Skip to contents

The main class that stores the data and is responsible for all data input, output, and processing functions. Most of the functionality of the STAVE package is through this class in the form of member functions.

Details

The raw data are stored as private variables within this object, meaning they cannot (or should not) be edited directly. Rather, tables can be extracted using get_counts() and similarly for other tables. The three tables are:

  1. studies: Information on where the data came from, for example a url and author names. Each study is indexed with a unique study_id.

  2. surveys: Information on the surveys represented within a study. A survey is defined here as a discrete instance of data collection, which includes information on geography (latitude and longitude) and collection time. Surveys are given survey_ids and are linked to a particular study through the study_id.

  3. counts: The actual genetic information, which is linked to a particular survey through the survey_id. Genetic variants are encoded in character strings that must follow a specified format, and the number of times this variant was observed among the total sample is stored in columns.
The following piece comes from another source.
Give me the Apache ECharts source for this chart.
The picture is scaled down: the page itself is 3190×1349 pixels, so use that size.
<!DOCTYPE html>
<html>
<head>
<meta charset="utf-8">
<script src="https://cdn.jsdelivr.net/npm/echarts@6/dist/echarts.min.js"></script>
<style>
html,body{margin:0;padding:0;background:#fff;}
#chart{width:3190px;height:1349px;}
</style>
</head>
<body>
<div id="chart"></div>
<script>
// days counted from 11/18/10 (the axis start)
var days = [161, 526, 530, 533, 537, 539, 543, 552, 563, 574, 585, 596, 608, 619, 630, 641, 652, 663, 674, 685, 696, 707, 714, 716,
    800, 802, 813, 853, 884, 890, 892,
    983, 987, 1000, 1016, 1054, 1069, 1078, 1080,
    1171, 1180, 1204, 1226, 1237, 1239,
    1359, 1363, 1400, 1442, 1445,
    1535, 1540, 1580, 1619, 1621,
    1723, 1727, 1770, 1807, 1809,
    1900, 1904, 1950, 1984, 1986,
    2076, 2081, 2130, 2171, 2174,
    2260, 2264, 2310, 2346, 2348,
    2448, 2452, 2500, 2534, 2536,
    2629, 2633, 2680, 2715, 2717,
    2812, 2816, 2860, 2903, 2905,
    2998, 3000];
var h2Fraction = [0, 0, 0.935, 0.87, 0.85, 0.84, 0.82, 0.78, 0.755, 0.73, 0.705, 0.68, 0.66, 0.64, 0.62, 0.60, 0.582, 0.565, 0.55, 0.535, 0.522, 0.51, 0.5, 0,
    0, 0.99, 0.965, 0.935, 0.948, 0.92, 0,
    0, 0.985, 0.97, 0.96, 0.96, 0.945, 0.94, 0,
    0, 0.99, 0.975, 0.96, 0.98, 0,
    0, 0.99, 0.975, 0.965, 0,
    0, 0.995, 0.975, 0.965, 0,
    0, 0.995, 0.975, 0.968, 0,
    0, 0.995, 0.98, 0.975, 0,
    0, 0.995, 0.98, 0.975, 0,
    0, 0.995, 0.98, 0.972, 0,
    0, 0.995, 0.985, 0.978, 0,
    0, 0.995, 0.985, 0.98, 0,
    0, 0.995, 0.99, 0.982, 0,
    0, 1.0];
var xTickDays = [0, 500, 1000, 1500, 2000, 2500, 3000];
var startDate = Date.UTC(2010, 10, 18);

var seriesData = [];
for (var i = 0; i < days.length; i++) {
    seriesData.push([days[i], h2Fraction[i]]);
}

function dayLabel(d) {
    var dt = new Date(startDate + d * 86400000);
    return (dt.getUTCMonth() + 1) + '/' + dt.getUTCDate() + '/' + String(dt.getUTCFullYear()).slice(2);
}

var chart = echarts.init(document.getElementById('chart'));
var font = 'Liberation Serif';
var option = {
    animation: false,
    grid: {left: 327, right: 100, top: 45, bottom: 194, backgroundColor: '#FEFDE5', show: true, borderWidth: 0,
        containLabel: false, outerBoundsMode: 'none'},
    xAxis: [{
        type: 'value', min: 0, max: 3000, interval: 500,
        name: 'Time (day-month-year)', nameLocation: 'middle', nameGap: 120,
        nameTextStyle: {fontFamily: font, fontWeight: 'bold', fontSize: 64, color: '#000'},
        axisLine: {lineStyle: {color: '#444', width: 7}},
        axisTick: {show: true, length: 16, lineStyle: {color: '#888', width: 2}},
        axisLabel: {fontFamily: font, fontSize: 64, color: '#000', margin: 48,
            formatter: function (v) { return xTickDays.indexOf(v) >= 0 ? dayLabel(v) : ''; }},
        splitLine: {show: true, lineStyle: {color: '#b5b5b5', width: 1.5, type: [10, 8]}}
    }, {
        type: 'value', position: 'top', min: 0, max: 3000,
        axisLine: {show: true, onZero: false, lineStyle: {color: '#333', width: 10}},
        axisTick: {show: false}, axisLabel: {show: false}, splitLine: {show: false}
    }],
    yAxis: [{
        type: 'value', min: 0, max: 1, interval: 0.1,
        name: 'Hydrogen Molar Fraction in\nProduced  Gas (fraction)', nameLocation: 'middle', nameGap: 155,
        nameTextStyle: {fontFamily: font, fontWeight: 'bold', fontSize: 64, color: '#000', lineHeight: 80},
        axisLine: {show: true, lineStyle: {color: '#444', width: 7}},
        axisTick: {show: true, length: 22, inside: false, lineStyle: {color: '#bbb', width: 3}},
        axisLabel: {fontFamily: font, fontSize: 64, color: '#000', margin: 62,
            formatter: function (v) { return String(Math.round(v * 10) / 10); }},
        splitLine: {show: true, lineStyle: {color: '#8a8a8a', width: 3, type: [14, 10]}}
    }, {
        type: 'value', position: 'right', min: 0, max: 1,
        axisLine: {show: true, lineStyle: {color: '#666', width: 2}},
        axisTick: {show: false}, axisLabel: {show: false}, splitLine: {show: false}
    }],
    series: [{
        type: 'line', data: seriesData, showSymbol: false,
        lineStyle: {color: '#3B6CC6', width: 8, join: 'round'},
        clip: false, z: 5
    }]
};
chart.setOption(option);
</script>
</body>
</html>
This combination of linked tables allows efficient and flexible encoding of variants, while avoiding unnecessary duplication of information.

Methods


Method print()

Custom print method to control console output

Usage

STAVE_object$print()


Method get_studies()

Extract the studies data.frames stored within the object

Usage

STAVE_object$get_studies()


Method get_surveys()

Extract the surveys data.frames stored within the object

Usage

STAVE_object$get_surveys()


Method get_counts()

Extract the counts data.frames stored within the object

Usage

STAVE_object$get_counts()


Method get_version()

Extract the version number of the STAVE object. This is important as member functions of a STAVE object are directly linked to the object itself, and will not be updated by updating the version of the package in your environment. To update a STAVE object to a new package version, you should first extract the data and then load into a new STAVE object created with the most recent version.

Usage

STAVE_object$get_version()


Method append_data()

Append new data

Usage

STAVE_object$append_data(
  studies_dataframe,
  surveys_dataframe,
  counts_dataframe
)

Arguments

studies_dataframe

a data.frame containing information at the study level. This data.frame must have the following columns: study_id, study_name, study_type, authors, publication_year, url

surveys_dataframe

a data.frame containing information at the survey level. This data.frame must have the following columns: study_key, survey_id, country_name, site_name, latitude, longitude, spatial_notes, collection_start, collection_end, time_notes. The study_key element must correspond to a study_id in the studies_dataframe.

counts_dataframe

a data.frame of genetic information. Must contain the following columns: survey_key, variant_string, variant_num, total_num. The survey_key element must correspond to a valid survey_id in the surveys_dataframe.


Method get_prevalence()

Calculate prevalence

Usage

STAVE_object$get_prevalence(
  target_variant,
  keep_ambiguous = FALSE,
  prev_from_min = TRUE
)

Arguments

target_variant

the name of the variant on which we want to calculate prevalence, for example crt:72:C. Note that there can be no heterozygous calls within this name.

keep_ambiguous

there may be variants in the data for which the target_variant could be in the sample, but this cannot be proven conclusively. For example, the sequence A_A_A may be a match to the sequence A/C_A/C_A or it may not, these are unphased genotypes so we cannot be sure. If keep_ambiguous = TRUE then both a min and a max numerator are reported that either exclude all ambiguous calls (min) or include all ambiguous calls (max). If FALSE (the default) then only the min is reported.

prev_from_min

the output object includes a point estimate of the prevalence along with exact binomial confidence intervals. These must be calculated from one of numerator_min or numerator_max in the case of ambiguous calls. This argument sets which one of these numerators is used in the calculation.

@import dplyr


Method get_variants()

Return a vector of all variants present in the data object.

Usage

STAVE_object$get_variants(report_haplo = FALSE)

Arguments

report_haplo

(Boolean) if TRUE then list all haplotypes. Otherwise, list in locus-by-locus format. Defaults to FALSE.


Method drop_study()

Drop one or more study_ids from the data. This will drop from all internally stored data objects, including the corresponding surveys and counts data.

Usage

STAVE_object$drop_study(drop_study_id)

Arguments

drop_study_id

a vector of study_ids to drop from all data objects.


Method clone()

The objects of this class are cloneable with this method.

Usage

STAVE_object$clone(deep = FALSE)

Arguments

deep

Whether to make a deep clone.